For that Noel and Austin turned to co-senior author Robert Kay, Ph.D., a Dictyostelium cellular differentiation expert and groupleader at the MRC. "We wrote a paper and sent a version to Rob Kay and said, ‘You don’t know us, but here’s what we do. Biochemically we have identified the machinery that makes the essential precursor for the bioactive DIF-1 molecule.’ "
Kay replied that he and co-lead author Tamao Saito, PhD., a scientist on sabbatical in his lab, had also focused on these unusual type III PKS genes following the recently completed final assembly and annotation of the entire Dictyostelium genome, which was carried out by a worldwide collaboration of many scientists, including the Kay group.
|Microbial filaments and green slime on a rock. |
Credit: Diana Northrup
Working independently, Saito and Kay had deleted the Dictyostelium gene for Steely2. Not only could the resulting "deficient" slime molds not make DIF-1 but they couldn’t construct the rescue tower, which was exactly the biological corroboration that the Noel lab wanted to hear. The two labs pooled data and now publish their work as one, very complete story while continuing to collaborate on the chemical diversity found in this fascinating organism that crawls around on the forest floor.
Says Noel, who is a professor in the Jack H. Skirball Center for Chemical Biology and Proteomics at Salk, "This is a wonderful example of where egos get pushed aside about who did what and instead, as a scientific community, groups come together to address a fundamental question in biology. In the process, we collectively discovered an efficient chemical factory in Dicytostelium cells that informs us about how to modify similar systems used in other organisms to produce important medicines from nature."

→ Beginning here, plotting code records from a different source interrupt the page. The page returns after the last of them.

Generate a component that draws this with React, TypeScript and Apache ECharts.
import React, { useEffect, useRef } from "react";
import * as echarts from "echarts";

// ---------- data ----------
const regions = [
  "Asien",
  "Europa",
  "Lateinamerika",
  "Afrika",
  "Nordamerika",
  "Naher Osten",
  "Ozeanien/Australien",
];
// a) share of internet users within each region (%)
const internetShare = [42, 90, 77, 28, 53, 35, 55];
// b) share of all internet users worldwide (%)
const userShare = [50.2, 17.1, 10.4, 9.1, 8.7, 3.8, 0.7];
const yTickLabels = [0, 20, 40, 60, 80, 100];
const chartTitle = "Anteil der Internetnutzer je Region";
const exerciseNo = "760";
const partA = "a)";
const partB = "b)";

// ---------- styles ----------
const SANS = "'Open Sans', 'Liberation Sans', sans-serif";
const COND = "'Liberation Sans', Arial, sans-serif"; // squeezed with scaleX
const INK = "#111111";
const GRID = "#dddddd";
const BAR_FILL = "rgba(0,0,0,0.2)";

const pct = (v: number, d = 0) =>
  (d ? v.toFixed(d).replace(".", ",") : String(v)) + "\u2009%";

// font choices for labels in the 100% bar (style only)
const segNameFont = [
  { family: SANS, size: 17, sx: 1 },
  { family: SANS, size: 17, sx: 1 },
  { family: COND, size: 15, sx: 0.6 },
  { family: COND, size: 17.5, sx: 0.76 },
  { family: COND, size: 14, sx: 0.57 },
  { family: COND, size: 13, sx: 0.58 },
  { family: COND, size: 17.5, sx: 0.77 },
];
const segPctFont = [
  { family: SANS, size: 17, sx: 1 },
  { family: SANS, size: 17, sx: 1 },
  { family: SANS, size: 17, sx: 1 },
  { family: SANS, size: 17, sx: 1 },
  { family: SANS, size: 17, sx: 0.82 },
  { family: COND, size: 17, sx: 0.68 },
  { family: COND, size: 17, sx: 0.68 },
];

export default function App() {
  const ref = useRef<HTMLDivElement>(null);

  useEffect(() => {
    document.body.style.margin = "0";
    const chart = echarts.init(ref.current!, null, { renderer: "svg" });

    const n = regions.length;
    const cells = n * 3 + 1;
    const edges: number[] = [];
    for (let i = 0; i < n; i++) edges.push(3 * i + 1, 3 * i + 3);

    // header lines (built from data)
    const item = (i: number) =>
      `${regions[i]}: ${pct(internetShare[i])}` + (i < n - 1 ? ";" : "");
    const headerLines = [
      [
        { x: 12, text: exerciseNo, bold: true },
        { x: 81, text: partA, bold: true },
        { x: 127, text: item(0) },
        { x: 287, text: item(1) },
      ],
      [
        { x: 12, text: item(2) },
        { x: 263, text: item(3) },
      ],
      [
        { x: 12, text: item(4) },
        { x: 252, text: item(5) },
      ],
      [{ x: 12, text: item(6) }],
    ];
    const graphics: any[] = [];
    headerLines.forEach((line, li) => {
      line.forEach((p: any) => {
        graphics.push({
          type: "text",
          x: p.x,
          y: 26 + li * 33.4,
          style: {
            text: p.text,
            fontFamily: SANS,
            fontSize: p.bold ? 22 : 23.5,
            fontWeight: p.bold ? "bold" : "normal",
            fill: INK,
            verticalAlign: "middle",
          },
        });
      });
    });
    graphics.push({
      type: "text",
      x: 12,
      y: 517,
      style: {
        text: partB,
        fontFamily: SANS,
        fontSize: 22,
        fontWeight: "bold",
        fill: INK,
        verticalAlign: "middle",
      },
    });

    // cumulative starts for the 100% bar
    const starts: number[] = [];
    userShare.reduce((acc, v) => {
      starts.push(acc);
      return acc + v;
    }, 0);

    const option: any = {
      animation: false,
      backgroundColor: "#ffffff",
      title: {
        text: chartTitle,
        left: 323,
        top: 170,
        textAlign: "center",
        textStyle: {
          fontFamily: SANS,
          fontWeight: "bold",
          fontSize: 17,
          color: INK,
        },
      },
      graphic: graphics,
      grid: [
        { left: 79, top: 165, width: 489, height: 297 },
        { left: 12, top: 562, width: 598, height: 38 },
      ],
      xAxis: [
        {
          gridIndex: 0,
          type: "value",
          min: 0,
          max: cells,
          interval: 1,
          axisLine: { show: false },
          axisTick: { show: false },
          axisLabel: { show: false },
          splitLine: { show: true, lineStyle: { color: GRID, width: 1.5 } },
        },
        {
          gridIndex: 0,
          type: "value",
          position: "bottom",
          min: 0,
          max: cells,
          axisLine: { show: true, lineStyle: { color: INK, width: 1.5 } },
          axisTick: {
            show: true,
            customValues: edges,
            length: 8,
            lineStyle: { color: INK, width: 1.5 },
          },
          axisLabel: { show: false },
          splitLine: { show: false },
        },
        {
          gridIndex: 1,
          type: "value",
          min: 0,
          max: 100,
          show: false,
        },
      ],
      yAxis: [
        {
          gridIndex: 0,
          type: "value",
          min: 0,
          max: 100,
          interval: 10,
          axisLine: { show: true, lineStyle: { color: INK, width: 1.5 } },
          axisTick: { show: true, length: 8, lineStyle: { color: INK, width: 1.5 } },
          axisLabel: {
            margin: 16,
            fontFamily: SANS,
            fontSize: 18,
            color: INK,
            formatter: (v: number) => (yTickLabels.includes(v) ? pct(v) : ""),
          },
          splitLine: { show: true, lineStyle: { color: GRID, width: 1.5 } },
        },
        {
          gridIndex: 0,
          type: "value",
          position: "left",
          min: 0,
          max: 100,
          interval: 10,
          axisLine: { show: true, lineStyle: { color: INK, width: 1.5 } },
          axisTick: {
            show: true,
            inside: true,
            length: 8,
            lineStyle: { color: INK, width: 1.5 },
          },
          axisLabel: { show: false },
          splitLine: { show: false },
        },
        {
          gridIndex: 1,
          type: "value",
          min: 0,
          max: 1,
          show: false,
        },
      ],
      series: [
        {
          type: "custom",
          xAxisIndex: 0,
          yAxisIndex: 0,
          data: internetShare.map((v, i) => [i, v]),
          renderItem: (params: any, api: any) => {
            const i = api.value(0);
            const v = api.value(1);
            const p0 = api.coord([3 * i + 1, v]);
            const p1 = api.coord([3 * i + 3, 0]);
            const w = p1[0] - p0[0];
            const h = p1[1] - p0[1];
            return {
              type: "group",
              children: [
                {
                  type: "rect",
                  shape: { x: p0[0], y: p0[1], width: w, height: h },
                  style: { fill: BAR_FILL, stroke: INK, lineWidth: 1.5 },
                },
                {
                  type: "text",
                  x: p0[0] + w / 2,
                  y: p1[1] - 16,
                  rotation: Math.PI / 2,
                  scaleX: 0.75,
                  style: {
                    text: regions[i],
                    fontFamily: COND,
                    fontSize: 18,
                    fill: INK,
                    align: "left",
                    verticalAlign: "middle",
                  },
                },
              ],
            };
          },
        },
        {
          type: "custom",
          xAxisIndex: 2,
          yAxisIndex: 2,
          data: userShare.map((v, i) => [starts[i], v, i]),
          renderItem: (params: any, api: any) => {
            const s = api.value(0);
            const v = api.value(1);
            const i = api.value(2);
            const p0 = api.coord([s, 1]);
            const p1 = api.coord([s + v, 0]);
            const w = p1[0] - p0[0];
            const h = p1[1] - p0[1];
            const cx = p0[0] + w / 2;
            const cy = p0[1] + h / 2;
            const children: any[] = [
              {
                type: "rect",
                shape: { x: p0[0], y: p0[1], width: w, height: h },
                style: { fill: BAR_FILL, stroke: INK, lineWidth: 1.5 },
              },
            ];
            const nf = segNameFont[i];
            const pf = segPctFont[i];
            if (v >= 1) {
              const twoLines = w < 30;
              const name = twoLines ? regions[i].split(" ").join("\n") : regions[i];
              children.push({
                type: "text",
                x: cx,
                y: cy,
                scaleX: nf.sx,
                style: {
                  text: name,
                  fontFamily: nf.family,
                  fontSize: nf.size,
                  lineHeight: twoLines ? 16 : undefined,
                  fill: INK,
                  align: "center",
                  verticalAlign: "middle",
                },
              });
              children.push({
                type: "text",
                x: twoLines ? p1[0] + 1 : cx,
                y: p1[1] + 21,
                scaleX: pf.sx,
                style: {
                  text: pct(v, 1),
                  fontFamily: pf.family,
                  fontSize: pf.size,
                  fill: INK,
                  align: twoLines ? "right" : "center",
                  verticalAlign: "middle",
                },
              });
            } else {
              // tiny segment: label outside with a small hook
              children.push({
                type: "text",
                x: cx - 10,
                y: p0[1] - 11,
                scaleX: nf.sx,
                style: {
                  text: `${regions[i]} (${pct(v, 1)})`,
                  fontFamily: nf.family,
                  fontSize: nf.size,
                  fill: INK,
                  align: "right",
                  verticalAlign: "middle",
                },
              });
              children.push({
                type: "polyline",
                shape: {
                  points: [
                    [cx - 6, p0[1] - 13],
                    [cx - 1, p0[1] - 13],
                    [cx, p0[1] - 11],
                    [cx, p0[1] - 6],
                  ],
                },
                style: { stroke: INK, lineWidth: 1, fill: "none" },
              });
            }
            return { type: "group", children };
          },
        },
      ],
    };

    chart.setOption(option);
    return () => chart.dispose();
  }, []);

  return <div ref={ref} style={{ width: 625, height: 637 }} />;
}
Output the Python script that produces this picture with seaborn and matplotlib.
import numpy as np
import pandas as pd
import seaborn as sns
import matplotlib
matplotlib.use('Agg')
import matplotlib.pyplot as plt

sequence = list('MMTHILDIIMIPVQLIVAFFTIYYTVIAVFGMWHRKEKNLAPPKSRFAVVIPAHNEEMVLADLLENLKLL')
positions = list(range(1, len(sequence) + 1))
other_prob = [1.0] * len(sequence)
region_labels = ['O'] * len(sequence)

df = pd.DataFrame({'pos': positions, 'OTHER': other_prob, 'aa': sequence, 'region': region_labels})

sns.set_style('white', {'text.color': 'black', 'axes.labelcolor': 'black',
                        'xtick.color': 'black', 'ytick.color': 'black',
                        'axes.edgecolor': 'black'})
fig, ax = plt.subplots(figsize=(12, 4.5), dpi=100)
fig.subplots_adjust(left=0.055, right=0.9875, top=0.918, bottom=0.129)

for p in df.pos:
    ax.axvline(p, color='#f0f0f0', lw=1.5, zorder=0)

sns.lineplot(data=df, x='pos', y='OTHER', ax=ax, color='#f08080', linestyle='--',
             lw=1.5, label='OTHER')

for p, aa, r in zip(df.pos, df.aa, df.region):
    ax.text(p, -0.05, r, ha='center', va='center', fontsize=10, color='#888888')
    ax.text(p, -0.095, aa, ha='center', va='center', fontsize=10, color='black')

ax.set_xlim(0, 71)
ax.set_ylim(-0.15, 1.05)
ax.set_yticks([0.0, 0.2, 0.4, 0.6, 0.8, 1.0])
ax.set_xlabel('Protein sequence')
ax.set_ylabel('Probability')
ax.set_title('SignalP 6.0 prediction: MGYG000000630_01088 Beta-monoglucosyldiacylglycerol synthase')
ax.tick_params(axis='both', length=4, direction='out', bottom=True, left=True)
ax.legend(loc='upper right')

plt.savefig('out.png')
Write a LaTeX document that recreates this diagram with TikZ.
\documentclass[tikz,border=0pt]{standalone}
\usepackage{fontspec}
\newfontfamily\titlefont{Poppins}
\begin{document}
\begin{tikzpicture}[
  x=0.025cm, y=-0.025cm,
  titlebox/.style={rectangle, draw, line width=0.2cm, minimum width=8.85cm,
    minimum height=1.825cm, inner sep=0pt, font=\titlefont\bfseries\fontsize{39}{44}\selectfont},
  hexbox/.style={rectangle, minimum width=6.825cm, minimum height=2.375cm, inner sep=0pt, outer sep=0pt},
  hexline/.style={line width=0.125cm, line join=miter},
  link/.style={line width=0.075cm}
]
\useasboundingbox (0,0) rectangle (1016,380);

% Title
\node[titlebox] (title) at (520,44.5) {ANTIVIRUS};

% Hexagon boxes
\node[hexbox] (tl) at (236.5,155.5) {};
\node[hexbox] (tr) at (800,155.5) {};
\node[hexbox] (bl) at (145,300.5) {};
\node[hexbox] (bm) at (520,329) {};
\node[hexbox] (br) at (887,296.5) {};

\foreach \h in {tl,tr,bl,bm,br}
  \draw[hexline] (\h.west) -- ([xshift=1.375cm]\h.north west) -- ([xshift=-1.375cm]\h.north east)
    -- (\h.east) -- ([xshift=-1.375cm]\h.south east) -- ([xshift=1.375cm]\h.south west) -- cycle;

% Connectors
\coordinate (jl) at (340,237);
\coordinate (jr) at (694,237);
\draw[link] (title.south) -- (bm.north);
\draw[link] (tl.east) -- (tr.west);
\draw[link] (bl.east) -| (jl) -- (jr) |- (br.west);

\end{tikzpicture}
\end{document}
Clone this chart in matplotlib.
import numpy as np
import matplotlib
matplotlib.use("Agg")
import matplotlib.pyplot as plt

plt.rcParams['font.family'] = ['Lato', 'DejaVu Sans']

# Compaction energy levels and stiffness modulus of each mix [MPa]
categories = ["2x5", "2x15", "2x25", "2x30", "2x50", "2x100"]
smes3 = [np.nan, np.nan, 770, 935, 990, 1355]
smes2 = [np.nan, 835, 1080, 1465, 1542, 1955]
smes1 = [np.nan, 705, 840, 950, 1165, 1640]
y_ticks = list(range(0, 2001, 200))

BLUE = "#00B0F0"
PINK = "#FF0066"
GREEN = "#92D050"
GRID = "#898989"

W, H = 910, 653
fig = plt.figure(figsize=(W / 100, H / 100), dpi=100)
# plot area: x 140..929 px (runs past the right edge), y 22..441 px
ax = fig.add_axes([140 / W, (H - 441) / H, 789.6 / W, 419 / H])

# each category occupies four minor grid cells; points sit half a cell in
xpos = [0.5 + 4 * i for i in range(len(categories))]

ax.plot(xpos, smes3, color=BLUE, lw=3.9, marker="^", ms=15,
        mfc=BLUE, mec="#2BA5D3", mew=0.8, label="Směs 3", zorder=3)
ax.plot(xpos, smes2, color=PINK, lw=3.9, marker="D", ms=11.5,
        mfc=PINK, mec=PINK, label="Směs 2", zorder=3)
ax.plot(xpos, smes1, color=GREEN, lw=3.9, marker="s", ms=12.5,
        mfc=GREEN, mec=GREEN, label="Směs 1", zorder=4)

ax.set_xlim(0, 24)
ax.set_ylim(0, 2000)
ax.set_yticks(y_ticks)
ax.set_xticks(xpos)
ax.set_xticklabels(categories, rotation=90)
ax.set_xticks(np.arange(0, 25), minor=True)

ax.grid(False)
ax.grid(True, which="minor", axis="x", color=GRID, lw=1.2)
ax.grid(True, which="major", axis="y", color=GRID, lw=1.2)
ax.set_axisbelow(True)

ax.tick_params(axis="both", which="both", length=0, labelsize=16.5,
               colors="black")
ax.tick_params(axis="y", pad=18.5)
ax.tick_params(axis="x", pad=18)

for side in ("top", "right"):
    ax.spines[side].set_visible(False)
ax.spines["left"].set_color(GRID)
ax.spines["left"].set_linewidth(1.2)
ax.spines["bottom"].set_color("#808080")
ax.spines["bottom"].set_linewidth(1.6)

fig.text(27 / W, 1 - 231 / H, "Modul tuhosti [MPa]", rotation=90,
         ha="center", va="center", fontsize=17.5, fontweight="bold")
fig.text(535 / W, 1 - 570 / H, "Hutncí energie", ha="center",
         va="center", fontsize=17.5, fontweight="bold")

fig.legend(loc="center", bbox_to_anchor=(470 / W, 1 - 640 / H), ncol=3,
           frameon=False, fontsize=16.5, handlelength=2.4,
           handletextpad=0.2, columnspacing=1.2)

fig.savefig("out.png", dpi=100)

For Noel the problem is to understand biocomplexity at a level traditionally ignored – the plethora of natural chemicals found throughout nature. Organisms use chemicals as a means of interacting with their surroundings and mankind has exploited this fact to discover the vast majority of pharmaceuticals used to treat disease today.
"The major fundamental question in our case is why do organisms make chemicals, what role do these molecules play in nature and how does the cellular machinery used to make them evolve over millions of years to provide new ways for the host organisms to survive and prosper. Understanding the diversity of natural chemicals and the machinery that produces them gives us a window to look back in time and understand how organisms evolve at the molecular level."